**DIRECTIVE:** The entries below should be quoted exactly, with no pictures carried over.

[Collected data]
________________________

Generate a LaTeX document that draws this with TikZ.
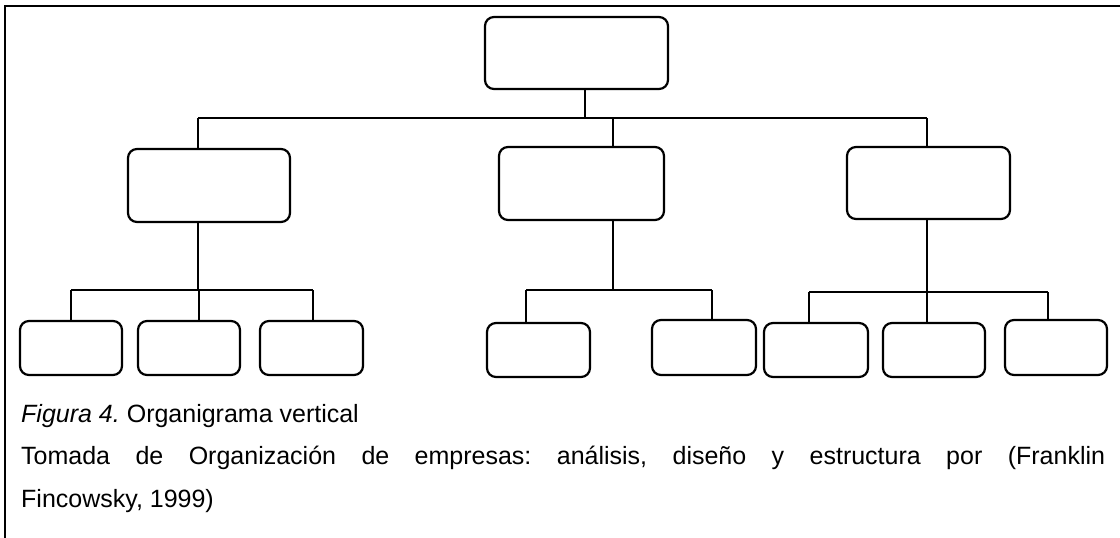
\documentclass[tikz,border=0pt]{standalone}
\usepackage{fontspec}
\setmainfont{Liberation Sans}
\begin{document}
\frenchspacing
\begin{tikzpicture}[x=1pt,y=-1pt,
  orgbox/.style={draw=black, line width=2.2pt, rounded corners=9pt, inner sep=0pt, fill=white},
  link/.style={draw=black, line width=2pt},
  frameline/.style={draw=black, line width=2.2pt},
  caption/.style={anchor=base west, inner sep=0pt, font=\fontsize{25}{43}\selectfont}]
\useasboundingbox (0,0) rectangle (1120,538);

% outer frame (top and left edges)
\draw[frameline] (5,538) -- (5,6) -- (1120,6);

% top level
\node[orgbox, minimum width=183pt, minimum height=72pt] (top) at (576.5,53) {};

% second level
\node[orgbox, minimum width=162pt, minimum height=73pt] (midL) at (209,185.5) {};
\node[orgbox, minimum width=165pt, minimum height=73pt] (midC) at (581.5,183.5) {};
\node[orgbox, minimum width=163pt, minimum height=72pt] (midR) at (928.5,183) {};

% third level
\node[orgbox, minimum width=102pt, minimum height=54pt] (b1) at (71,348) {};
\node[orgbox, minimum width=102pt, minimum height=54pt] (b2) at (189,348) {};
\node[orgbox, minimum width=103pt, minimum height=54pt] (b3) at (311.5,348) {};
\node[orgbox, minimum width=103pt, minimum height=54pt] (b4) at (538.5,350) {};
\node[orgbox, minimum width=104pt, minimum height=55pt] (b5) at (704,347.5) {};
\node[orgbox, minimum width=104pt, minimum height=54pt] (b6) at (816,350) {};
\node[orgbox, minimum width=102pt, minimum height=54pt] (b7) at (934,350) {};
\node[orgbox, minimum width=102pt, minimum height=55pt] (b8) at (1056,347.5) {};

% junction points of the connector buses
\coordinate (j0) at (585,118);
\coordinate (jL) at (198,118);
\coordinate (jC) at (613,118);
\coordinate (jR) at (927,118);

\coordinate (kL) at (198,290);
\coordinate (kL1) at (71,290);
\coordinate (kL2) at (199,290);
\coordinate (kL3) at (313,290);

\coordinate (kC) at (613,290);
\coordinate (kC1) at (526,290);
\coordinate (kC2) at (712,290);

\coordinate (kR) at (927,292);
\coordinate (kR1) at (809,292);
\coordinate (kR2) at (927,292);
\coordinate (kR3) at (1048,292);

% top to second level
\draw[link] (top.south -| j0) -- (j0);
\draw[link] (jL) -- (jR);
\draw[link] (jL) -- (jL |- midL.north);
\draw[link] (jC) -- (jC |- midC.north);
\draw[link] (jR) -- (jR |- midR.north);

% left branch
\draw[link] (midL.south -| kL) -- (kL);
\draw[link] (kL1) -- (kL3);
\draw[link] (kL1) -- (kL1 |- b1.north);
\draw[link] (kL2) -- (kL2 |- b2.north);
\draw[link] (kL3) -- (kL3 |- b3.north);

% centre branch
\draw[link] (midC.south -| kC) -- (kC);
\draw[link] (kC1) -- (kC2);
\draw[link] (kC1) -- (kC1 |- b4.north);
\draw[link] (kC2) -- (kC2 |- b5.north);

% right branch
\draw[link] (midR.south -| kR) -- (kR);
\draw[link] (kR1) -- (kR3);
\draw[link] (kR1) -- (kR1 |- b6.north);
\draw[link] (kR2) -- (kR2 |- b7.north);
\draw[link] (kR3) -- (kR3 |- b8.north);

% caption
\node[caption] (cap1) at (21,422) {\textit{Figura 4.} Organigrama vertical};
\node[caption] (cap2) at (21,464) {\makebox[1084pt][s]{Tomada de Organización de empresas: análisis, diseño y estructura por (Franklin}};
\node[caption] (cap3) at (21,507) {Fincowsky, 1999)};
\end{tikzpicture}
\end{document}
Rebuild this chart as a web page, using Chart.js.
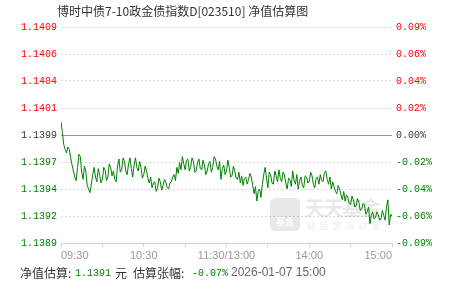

________________________

**RESULT OF THIS EXERCISE:**
Generate a LaTeX document that draws this with TikZ.
\documentclass[tikz,border=0pt]{standalone}
\usepackage{fontspec}
\setmainfont{Liberation Sans}
\begin{document}
\frenchspacing
\begin{tikzpicture}[x=1pt,y=-1pt,
  orgbox/.style={draw=black, line width=2.2pt, rounded corners=9pt, inner sep=0pt, fill=white},
  link/.style={draw=black, line width=2pt},
  frameline/.style={draw=black, line width=2.2pt},
  caption/.style={anchor=base west, inner sep=0pt, font=\fontsize{25}{43}\selectfont}]
\useasboundingbox (0,0) rectangle (1120,538);

% outer frame (top and left edges)
\draw[frameline] (5,538) -- (5,6) -- (1120,6);

% top level
\node[orgbox, minimum width=183pt, minimum height=72pt] (top) at (576.5,53) {};

% second level
\node[orgbox, minimum width=162pt, minimum height=73pt] (midL) at (209,185.5) {};
\node[orgbox, minimum width=165pt, minimum height=73pt] (midC) at (581.5,183.5) {};
\node[orgbox, minimum width=163pt, minimum height=72pt] (midR) at (928.5,183) {};

% third level
\node[orgbox, minimum width=102pt, minimum height=54pt] (b1) at (71,348) {};
\node[orgbox, minimum width=102pt, minimum height=54pt] (b2) at (189,348) {};
\node[orgbox, minimum width=103pt, minimum height=54pt] (b3) at (311.5,348) {};
\node[orgbox, minimum width=103pt, minimum height=54pt] (b4) at (538.5,350) {};
\node[orgbox, minimum width=104pt, minimum height=55pt] (b5) at (704,347.5) {};
\node[orgbox, minimum width=104pt, minimum height=54pt] (b6) at (816,350) {};
\node[orgbox, minimum width=102pt, minimum height=54pt] (b7) at (934,350) {};
\node[orgbox, minimum width=102pt, minimum height=55pt] (b8) at (1056,347.5) {};

% junction points of the connector buses
\coordinate (j0) at (585,118);
\coordinate (jL) at (198,118);
\coordinate (jC) at (613,118);
\coordinate (jR) at (927,118);

\coordinate (kL) at (198,290);
\coordinate (kL1) at (71,290);
\coordinate (kL2) at (199,290);
\coordinate (kL3) at (313,290);

\coordinate (kC) at (613,290);
\coordinate (kC1) at (526,290);
\coordinate (kC2) at (712,290);

\coordinate (kR) at (927,292);
\coordinate (kR1) at (809,292);
\coordinate (kR2) at (927,292);
\coordinate (kR3) at (1048,292);

% top to second level
\draw[link] (top.south -| j0) -- (j0);
\draw[link] (jL) -- (jR);
\draw[link] (jL) -- (jL |- midL.north);
\draw[link] (jC) -- (jC |- midC.north);
\draw[link] (jR) -- (jR |- midR.north);

% left branch
\draw[link] (midL.south -| kL) -- (kL);
\draw[link] (kL1) -- (kL3);
\draw[link] (kL1) -- (kL1 |- b1.north);
\draw[link] (kL2) -- (kL2 |- b2.north);
\draw[link] (kL3) -- (kL3 |- b3.north);

% centre branch
\draw[link] (midC.south -| kC) -- (kC);
\draw[link] (kC1) -- (kC2);
\draw[link] (kC1) -- (kC1 |- b4.north);
\draw[link] (kC2) -- (kC2 |- b5.north);

% right branch
\draw[link] (midR.south -| kR) -- (kR);
\draw[link] (kR1) -- (kR3);
\draw[link] (kR1) -- (kR1 |- b6.north);
\draw[link] (kR2) -- (kR2 |- b7.north);
\draw[link] (kR3) -- (kR3 |- b8.north);

% caption
\node[caption] (cap1) at (21,422) {\textit{Figura 4.} Organigrama vertical};
\node[caption] (cap2) at (21,464) {\makebox[1084pt][s]{Tomada de Organización de empresas: análisis, diseño y estructura por (Franklin}};
\node[caption] (cap3) at (21,507) {Fincowsky, 1999)};
\end{tikzpicture}
\end{document}
Rebuild this chart as a web page, using Chart.js.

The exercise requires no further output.